I had a bit of a meltdown on Sunday and again on Monday. I think I had consumed too much information about the world for me to process adequately. It came out as tears and despair. I would give a lot to know how to be most useful at this moment in history. And I keep coming back to music as what I have to give. That and a good meal if you are near enough for me to cook for you. I do that pretty well too. But how can I be of service to people so far away, for whom life is now irrevocably changed? How do I serve those nearest who are also struggling?

This Is My Song, is one of my favorite hymns. I have been singing it in my head and out loud for days.
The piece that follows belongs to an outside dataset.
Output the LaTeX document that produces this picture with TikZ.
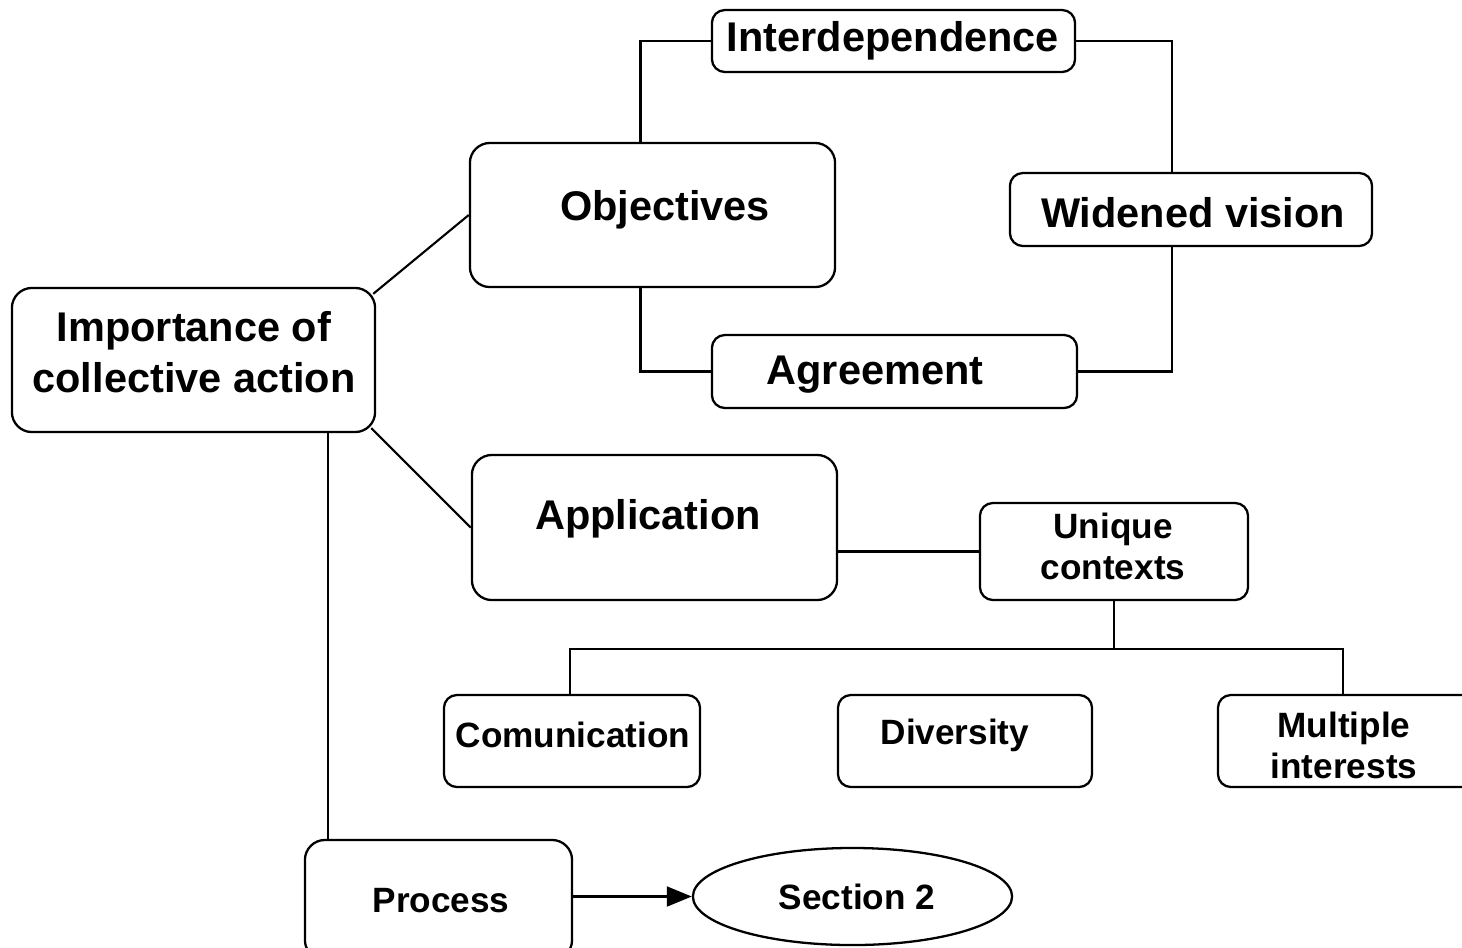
\documentclass[tikz,border=0pt]{standalone}
\usepackage{fontspec}
\setmainfont{Liberation Sans}
\usetikzlibrary{calc,arrows.meta,shapes.geometric}
\begin{document}
\begin{tikzpicture}[x=0.01cm,y=-0.01cm,
  box/.style={draw,line width=0.65pt,rounded corners=0.2cm,inner sep=0pt},
  sbox/.style={draw,line width=0.65pt,rounded corners=0.13cm,inner sep=0pt},
  big/.style={font=\fontsize{11.8}{14.5}\selectfont\bfseries,align=center,inner sep=0pt},
  small/.style={font=\fontsize{10}{11.7}\selectfont\bfseries,align=center,inner sep=0pt},
  link/.style={line width=0.6pt}]
\useasboundingbox (0,0) rectangle (1462,947);
\clip (0,0) rectangle (1462,947);

% boxes
\node[sbox,minimum width=3.63cm,minimum height=0.62cm] (inter) at (893.5,41) {};
\node[box,minimum width=3.65cm,minimum height=1.44cm] (obj) at (652.5,215) {};
\node[sbox,minimum width=3.62cm,minimum height=0.73cm] (wide) at (1191,209.5) {};
\node[box,minimum width=3.63cm,minimum height=1.44cm] (imp) at (193.5,360) {};
\node[sbox,minimum width=3.65cm,minimum height=0.73cm] (agree) at (894.5,371.5) {};
\node[box,minimum width=3.65cm,minimum height=1.45cm] (app) at (654.5,527.5) {};
\node[sbox,minimum width=2.68cm,minimum height=0.97cm] (uniq) at (1114,551.5) {};
\node[sbox,minimum width=2.56cm,minimum height=0.92cm] (comm) at (572,741) {};
\node[sbox,minimum width=2.54cm,minimum height=0.92cm] (div) at (965,741) {};
\node[sbox,minimum width=2.62cm,minimum height=0.92cm] (mult) at (1349,741) {};
\node[box,minimum width=2.67cm,minimum height=1.20cm] (proc) at (438.5,900) {};
\node[draw,line width=0.65pt,ellipse,minimum width=3.19cm,minimum height=0.97cm,inner sep=0pt] (sec) at (852.5,896.5) {};

% texts
\node[big] (intert) at (893,41) {Interdependence};
\node[big] (objt) at (665,210) {Objectives};
\node[big] (widet) at (1193,213) {Widened vision};
\node[big] (impt) at (194,352) {Importance of\\collective action};
\node[big] (agreet) at (875,375) {Agreement};
\node[big] (appt) at (648,519) {Application};
\node[small] (uniqt) at (1113,546) {Unique\\contexts};
\node[small] (commt) at (573,735) {Comunication};
\node[small] (divt) at (955,735) {Diversity};
\node[small] (multt) at (1344,745) {Multiple\\interests};
\node[small] (proct) at (441,901) {Process};
\node[small] (sect) at (857,897) {Section 2};

% connectors
\draw[link] ($(imp.north east)+(-3,7)$) -- (obj.west);
\draw[link] ($(imp.south east)+(-5,-5)$) -- (app.west);
\draw[link] ($(obj.north)+(-12,0)$) |- (inter.west);
\draw[link] (inter.east) -| ($(wide.north)+(-19,0)$);
\draw[link] ($(wide.south)+(-19,0)$) |- (agree.east);
\draw[link] ($(obj.south)+(-12,0)$) |- (agree.west);
\draw[link] (uniq.west) -- (uniq.west -| app.east);
\coordinate (bus) at ($(uniq.south)+(0,48)$);
\draw[link] (uniq.south) -- (bus);
\draw[link] ($(comm.north)+(-2,0)$) |- (bus) -| ($(mult.north)+(-6,0)$);
\draw[link] ($(div.north)+(-2,0)$) -- ($(div.north)+(-2,0)$ |- bus);
\coordinate (down) at ($(imp.south)+(134.5,0)$);
\draw[link] (down) -- (down |- proc.north);
\draw[link,-{Triangle[length=0.25cm,width=0.2cm]}] (proc.east |- sec.west) -- (sec.west);
\end{tikzpicture}
\end{document}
The music is the melody of Finlandia, written by the extraordinary Finnish composer Jean Sibelius. Wikipedia says Finlandia was composed for the Press Celebrations of 1899, a covert protest against increasing censorship from the Russian Empire. In order to avoid Russian censorship, Finlandia had to be performed under alternative names at various musical concerts.

Most of the piece is taken up with rousing and at times turbulent music, depicting the national struggle of the Finnish people at that time. Towards the end however, a calm comes over the symphony and one of the most astonishing melodies I have ever heard emerges and brings us into a place of hopeful serenity. Often incorrectly attributed as a Folk melody, the hymn Finlandia is all Sibelius. And it is amazing. You have no doubt heard it before, perhaps without even realizing what it was.

In 1933, Lloyd Stone, a US public-school teacher was living and working in Hawaii. He wrote among other things, poetry for children and he wrote the words to This Is My Song. Set to the melody Sibelius had penned a nearly two generations earlier, it is an entreatment for world peace, and a plea for all of us to see in each other our shared humanity, value, and inherent worth and dignity. During the Great Depression and without knowing it, on the very leading edge of a world war, Lloyd Stone wrote an anthem for the ages.

Around 1937-1938 theologian and poet Georgia Harkness was teaching at Mount Holyoke, and penned the third verse in direct response to the many people and nations globally who were falling under the weight of advancing fascism. She wrote a third stanza to Stone’s poetry inspired by the many young women and men devoting themselves to finding ways to be helpful through the Wesleyan Service Guild, the American Friends Service Committee, and other organizations that were working hard to provide humanitarian relief to the innocent caught in the cross-fire, literally and figuratively.

These words, set to the stunning melody written by Jean Sibelius have a long history and herstory of pride, resistance, fortitude, humanity, and hope.

This is my song, Oh God of all the nations
A song of peace for lands afar and mine
This is my home, the country where my heart is
Here are my hopes, my dreams, my sacred shrine
But other hearts in other lands are beating
With hopes and dreams as true and high as mine

My country’s skies are bluer than the ocean
And sunlight beams on cloverleaf and pine
But other lands have sunlight too and clover
And skies are everywhere as blue as mine
Oh hear my song, oh God of all the nations
A song of peace for their land and for mine

May truth and freedom come to every nation
may peace abound where strife has raged so long
that each may seek to love and build together
a world united, righting every wrong
a world united in its love for freedom
proclaiming peace together in one song

May it be so. May we be a part of building a world where peace is a reality. May we also not get so lost in the global concerns that we forget that there are those in need, among us every day. There are injustices here and now where you and I reside, that require our focus, attention, and compassion. Holding great need, near and far feels like a careful balancing act. But I know we are up for it. And with beautiful songs in our hearts, and on our lips, and in our ears, we will rise to the occasion whatever it may be. How can we keep from singing?